HUNDREDS of thousands of Greggs customers have raised the pressure on Chancellor George Osborne to scrap a tax on pasties.
More than 200,000 customers have signed the baker’s in-store petitions and the number is rising every day.
It comes as more than 2,500 people signed up to the Gazette backed Protect Our Pasties campaign by South Tyneside business Dickson’s, which also calls for the Government to abolish the planned tax.
The Chancellor announced in his March budget that hot takeaway items like pasties, steak bakes and sausage rolls would be hit with a 20 per cent tax.
But the plans provoked a furious backlash from consumers worried about food costs and businesses concerned it will drive customers away. Richard Hutton, Greggs finance director, said the firm had received an “overwhelming response from customers”.
He added: “In the first week of the petition more than 200,000 people have already signed up, with the number rising daily.
“I’d encourage people to continue signing up to the campaign.
“That will allow us to make the strongest possible case on behalf of customers when we take the petition to Downing Street later this month.”
Dickson’s which has been based in South Shields for 59 years is similarly overwhelmed by the support the firm is getting.
Managing director Michael Dickson said: “In less than a week we have had more than 2,500 signatures on our petition, quite a significant number for a regional business like ours.
“If this type of response is being echoed around the country, the Chancellor will be forced to sit up and listen.
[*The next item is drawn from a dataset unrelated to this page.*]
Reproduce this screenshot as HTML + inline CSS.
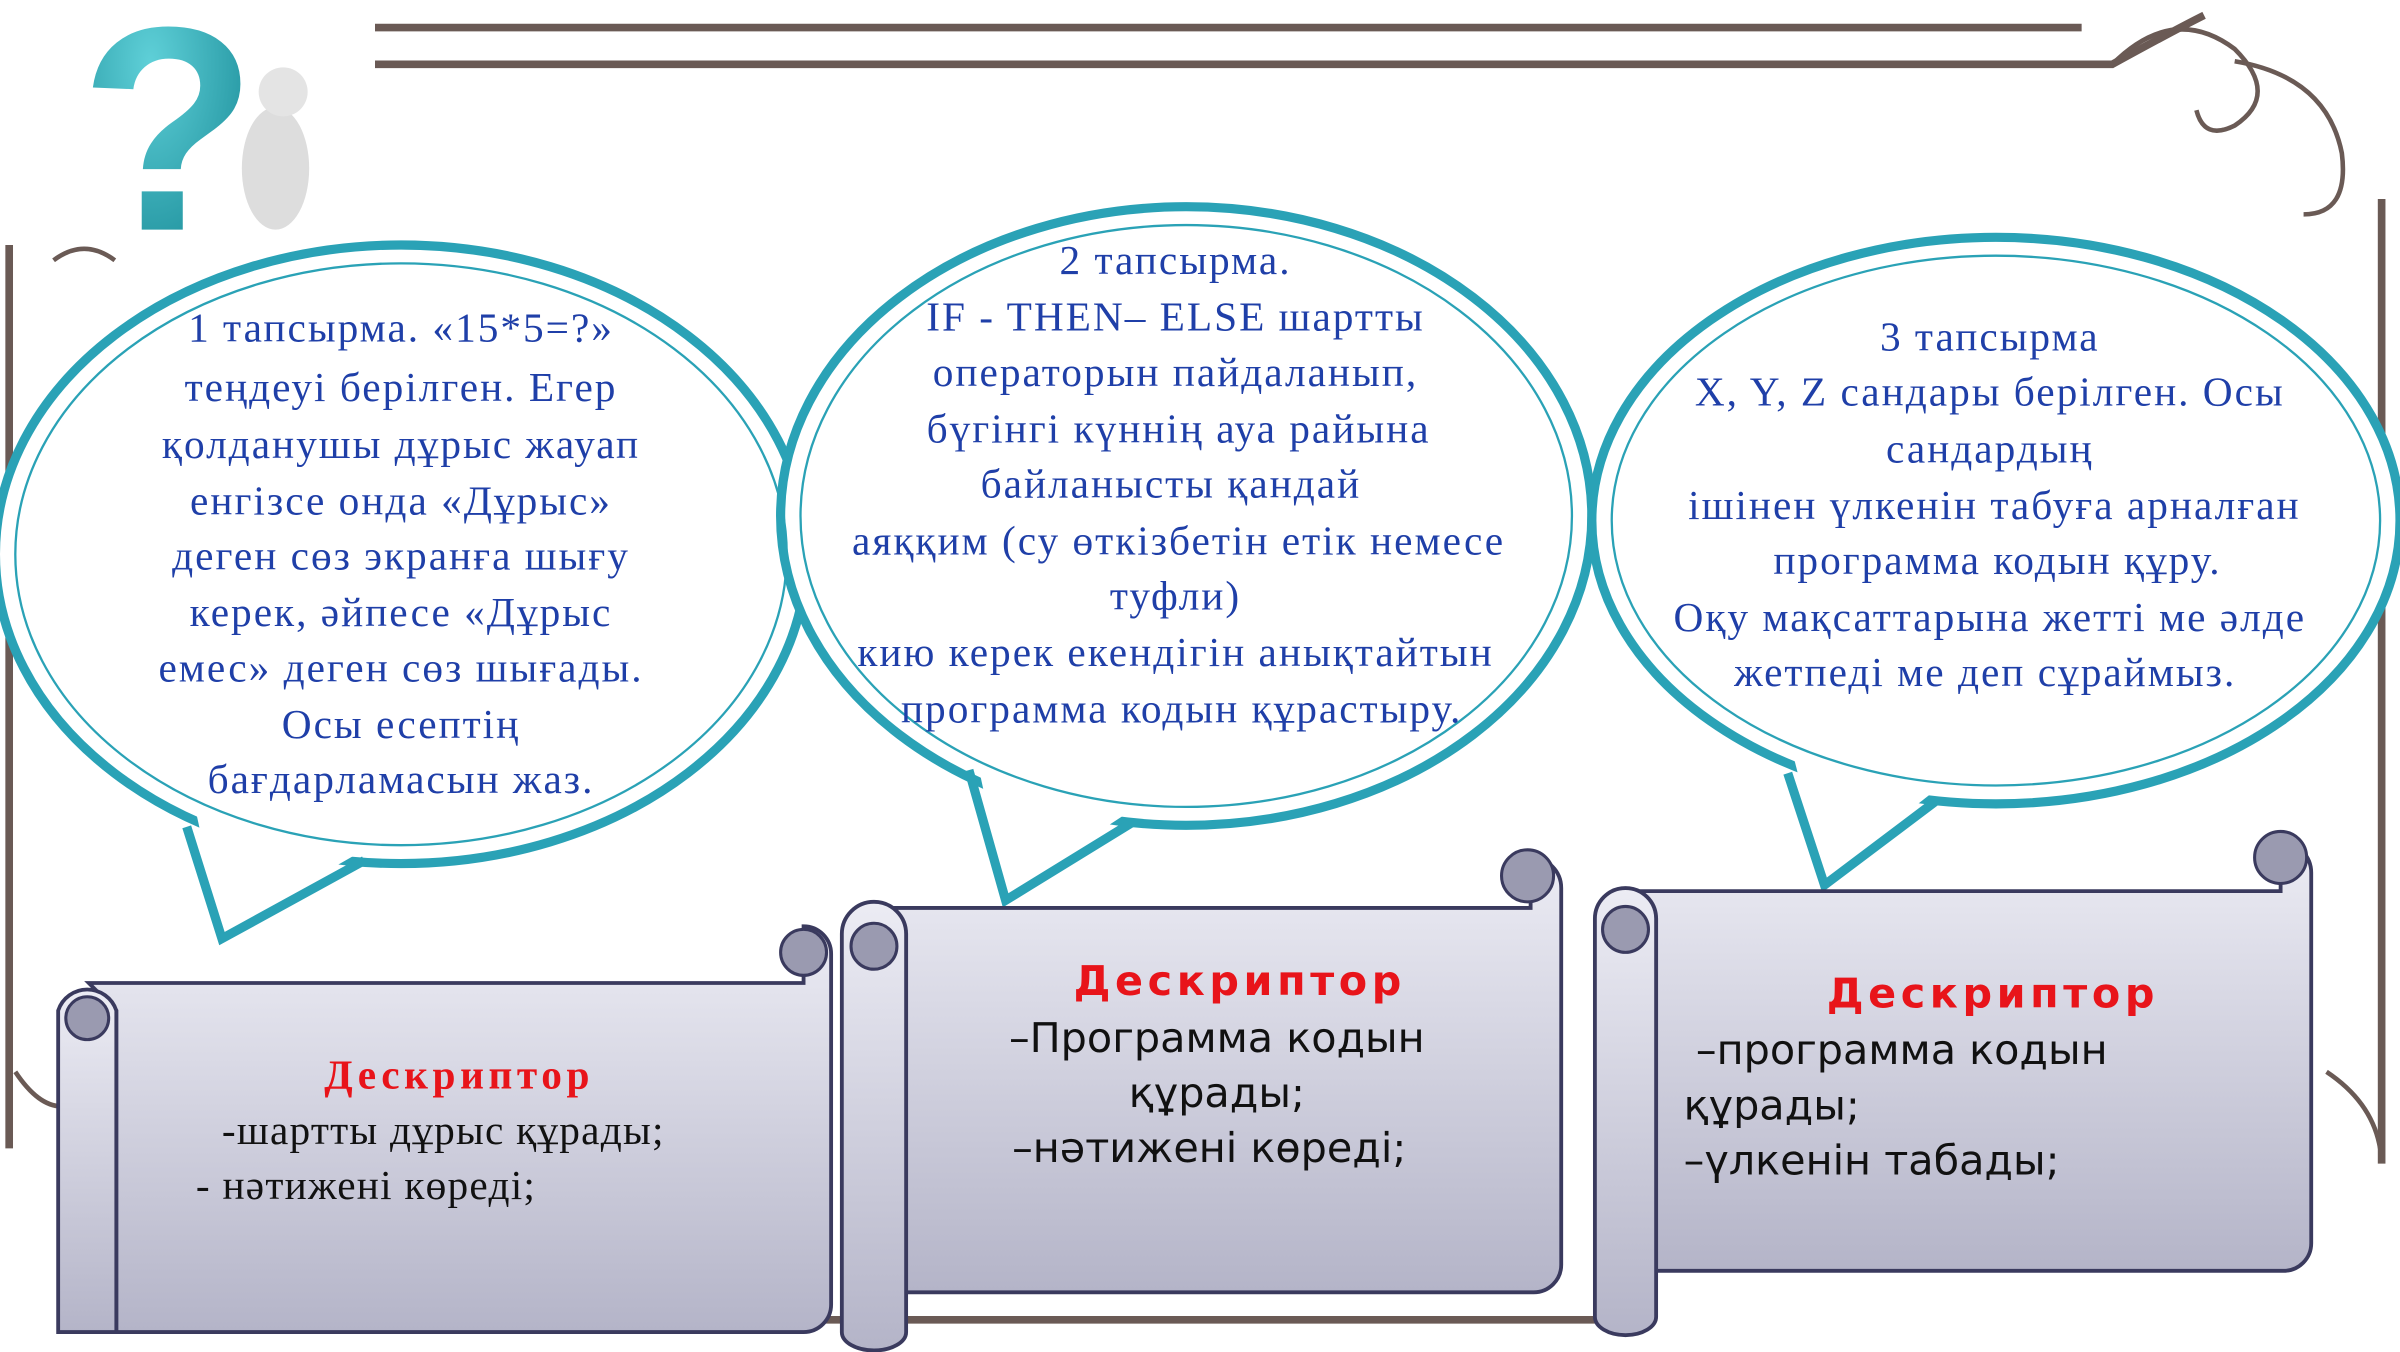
<!DOCTYPE html>
<html><head><meta charset="utf-8">
<style>
html,body{margin:0;padding:0;background:#fff;}
svg{display:block;}
.b{font-family:"Liberation Serif","DejaVu Serif",serif;font-size:27px;letter-spacing:1.3px;fill:#1f3fa8;text-anchor:middle;}
.d{font-family:"DejaVu Sans","Liberation Sans",sans-serif;font-size:27px;fill:#111;text-anchor:middle;}
.ds{font-family:"Liberation Serif",serif;font-size:27px;fill:#111;letter-spacing:0.8px;}
.r{fill:#e8141a;font-weight:bold;text-anchor:middle;letter-spacing:3px;}
</style></head><body>
<svg width="2400" height="1352" viewBox="0 0 1568 883" preserveAspectRatio="none" xmlns="http://www.w3.org/2000/svg">
<defs>
<linearGradient id="g" x1="0" y1="0" x2="0" y2="1">
<stop offset="0" stop-color="#ececf4"/><stop offset="1" stop-color="#b4b4c8"/></linearGradient>
<radialGradient id="q" cx="0.4" cy="0.3" r="0.7"><stop offset="0" stop-color="#5fd0d8"/><stop offset="1" stop-color="#1a8c98"/></radialGradient>
</defs>
<rect width="1568" height="883" fill="#fff"/>
<g fill="none" stroke="#6a5a55" stroke-width="5">
<path d="M245 42 H1380 Q1420 20 1440 10"/>
<path d="M245 18 H1360"/>
<path d="M6 160 V750"/>
<path d="M1556 130 V760"/>
<path d="M520 862 H1060"/>
</g>
<g fill="none" stroke="#6a5a55" stroke-width="3">
<path d="M1380 42 q40 -40 80 -10 q30 30 0 50 q-20 10 -25 -10"/>
<path d="M1460 40 q60 10 70 60 q5 40 -25 40"/>
<path d="M35 170 q20 -15 40 0"/>
<path d="M10 700 q20 30 40 20"/>
<path d="M1520 700 q30 20 35 50"/>
</g>
<rect x="0" y="0" width="245" height="158" fill="#fff"/>
<text x="110" y="150" font-family="Liberation Sans,sans-serif" font-weight="bold" font-size="190" fill="url(#q)" text-anchor="middle">?</text>
<ellipse cx="180" cy="110" rx="22" ry="40" fill="#ddd"/>
<circle cx="185" cy="60" r="16" fill="#e4e4e4"/>
<!-- bubbles -->
<g fill="#fff" stroke="#2aa2b6" stroke-width="6" stroke-linejoin="miter">
<ellipse cx="262" cy="362" rx="265" ry="202"/>
<ellipse cx="775" cy="337" rx="265" ry="202"/>
<ellipse cx="1304" cy="340" rx="264" ry="185"/>
</g>
<g fill="#fff" stroke="none">
<polygon points="128,530 145,608 238,555 230,545"/>
<polygon points="638,495 657,583 738,530 730,520"/>
<polygon points="1172,495 1192,573 1262,518 1255,508"/>
</g>
<g fill="none" stroke="#2aa2b6" stroke-width="6" stroke-linejoin="miter">
<polyline points="122,540 145,613 238,562"/>
<polyline points="633,503 657,588 740,537"/>
<polyline points="1168,505 1192,578 1265,523"/>
</g>
<g fill="none" stroke="#2aa2b6" stroke-width="1.5">
<ellipse cx="262" cy="362" rx="252" ry="190"/>
<ellipse cx="775" cy="337" rx="252" ry="190"/>
<ellipse cx="1304" cy="340" rx="251" ry="173"/>
</g>
<text class="b"><tspan x="262" y="223">1 тапсырма. «15*5=?»</tspan><tspan x="262" y="262">теңдеуі берілген. Егер</tspan><tspan x="262" y="299">қолданушы дұрыс жауап</tspan><tspan x="262" y="336">енгізсе онда «Дұрыс»</tspan><tspan x="262" y="372">деген сөз экранға шығу</tspan><tspan x="262" y="409">керек, әйпесе «Дұрыс</tspan><tspan x="262" y="445">емес» деген сөз шығады.</tspan><tspan x="262" y="482">Осы есептің</tspan><tspan x="262" y="518">бағдарламасын жаз.</tspan></text>
<text class="b"><tspan x="768" y="179">2 тапсырма.</tspan><tspan x="768" y="216">IF - THEN– ELSE шартты</tspan><tspan x="768" y="252">операторын пайдаланып,</tspan><tspan x="770" y="289">бүгінгі күннің ауа райына</tspan><tspan x="765" y="325">байланысты қандай</tspan><tspan x="770" y="362">аяққим (су өткізбетін етік немесе</tspan><tspan x="768" y="398">туфли)</tspan><tspan x="768" y="435">кию керек екендігін анықтайтын</tspan><tspan x="772" y="472">программа кодын құрастыру.</tspan></text>
<text class="b"><tspan x="1300" y="229">3 тапсырма</tspan><tspan x="1300" y="265">X, Y, Z сандары берілген. Осы</tspan><tspan x="1300" y="302">сандардың</tspan><tspan x="1303" y="339">ішінен үлкенін табуға арналған</tspan><tspan x="1305" y="375">программа кодын құру.</tspan><tspan x="1300" y="412">Оқу мақсаттарына жетті ме әлде</tspan><tspan x="1297" y="448">жетпеді ме деп сұраймыз.</tspan></text>
<g stroke="#3a3a5e" stroke-width="2.5" fill="url(#g)">
<path d="M58 642 H525 V605 a18 18 0 0 1 18 18 V852 a18 18 0 0 1 -18 18 H76 V660 Z"/>
<path d="M38 660 a20 20 0 0 1 38 0 V870 H38 Z"/>
<path d="M570 593 H1000 V560 a20 20 0 0 1 20 20 V826 a18 18 0 0 1 -18 18 H592 V610 Z"/>
<path d="M550 610 a21 21 0 0 1 42 0 V870 a21 12 0 0 1 -42 0 Z"/>
<path d="M1062 582 H1490 V550 a20 20 0 0 1 20 20 V812 a18 18 0 0 1 -18 18 H1082 V600 Z"/>
<path d="M1042 600 a20 20 0 0 1 40 0 V860 a20 12 0 0 1 -40 0 Z"/>
</g>
<g fill="#9a9ab0" stroke="#3a3a5e" stroke-width="2">
<circle cx="525" cy="622" r="15"/><circle cx="57" cy="665" r="14"/>
<circle cx="998" cy="572" r="17"/><circle cx="571" cy="618" r="15"/>
<circle cx="1490" cy="560" r="17"/><circle cx="1062" cy="607" r="15"/>
</g>
<text class="ds r" x="300" y="711" font-size="28">Дескриптор</text>
<text class="ds"><tspan x="145" y="747">-шартты дұрыс құрады;</tspan><tspan x="128" y="783">- нәтижені көреді;</tspan></text>
<text class="d r" x="810" y="650" font-size="30">Дескриптор</text>
<text class="d"><tspan x="795" y="687">–Программа кодын</tspan><tspan x="795" y="723">құрады;</tspan><tspan x="790" y="759">–нәтижені көреді;</tspan></text>
<text class="d r" x="1302" y="658" font-size="30">Дескриптор</text>
<text class="d" style="text-anchor:start"><tspan x="1108" y="695">–программа кодын</tspan><tspan x="1100" y="731">құрады;</tspan><tspan x="1100" y="767">–үлкенін табады;</tspan></text>
</svg>
</body></html>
“Within hours of launching the petition in store, every one of our shops had run out of their original petitions and was asking for more. So strong is the feeling among our customers that this is a tax too far that our shop staff say they haven’t needed to ask people to sign but rather customers have been coming in specifically to sign the petition.
“The sheer volume of signatures on our petition just goes to prove the strength of feeling which can’t be ignored.”